Folks may vary on what type of padding they prefer in their Inversion Table. Teeter offers a hard plastic, believing that cutting down on friction between your body and the table allows for a more complete stretch. Other brands prioritize comfort, adding memory foam to the table so that your time in the upside down may be more pleasant.
By nature of their function, Inversion Tables take up a pretty decent amount of space; around 11 sq. ft. on average. Depending on the amount of space you have available, you may want to seek out a model that folds up tightly for easy storage. You’ll also want to take into consideration how easy each table is to fold – some require a wrench or tool, while others can be done by hand.
Some Inversion Tables offer add on features such as massage and heating mats. These add-ons may offer a more luxurious inversion experience for some. However, they’re not necessary to get the primary benefit of Inversion Therapy.
BarBend Buying Tips
Think about how frequently you intend to use this table. If you know Inversion Therapy is a daily part of your fitness regimen, you may consider investing in a more expensive brand.

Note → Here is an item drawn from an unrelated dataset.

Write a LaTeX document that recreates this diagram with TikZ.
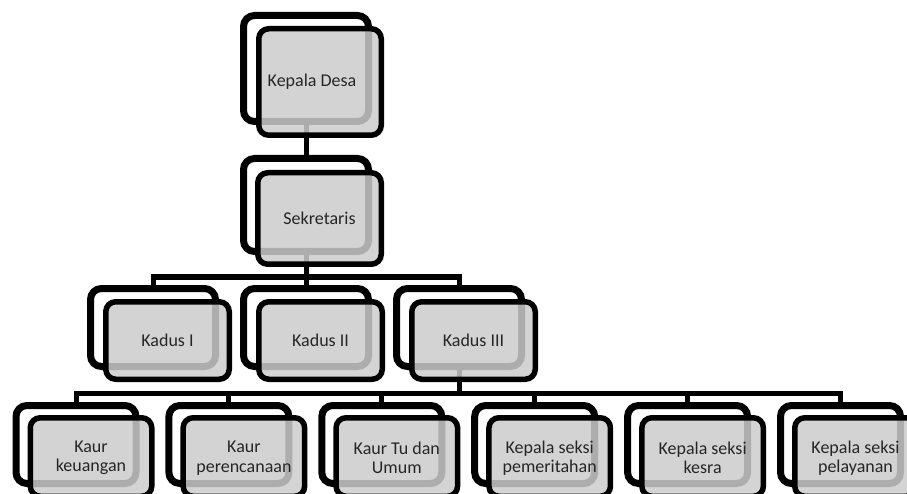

If you can, test these out at a local fitness store. Pay attention to how much you slide or don’t slide on the backrest, and how comfortable your feet are in the ankle locks, bearing in mind that no one is designed to hang from their feet.
Inversion Therapy is not for everyone; hanging upside down may not be the best option for folks with high blood pressure or glaucoma, in particular. As with any treatment, you should consult a doctor before trying an Inversion Table, and certainly before investing in one.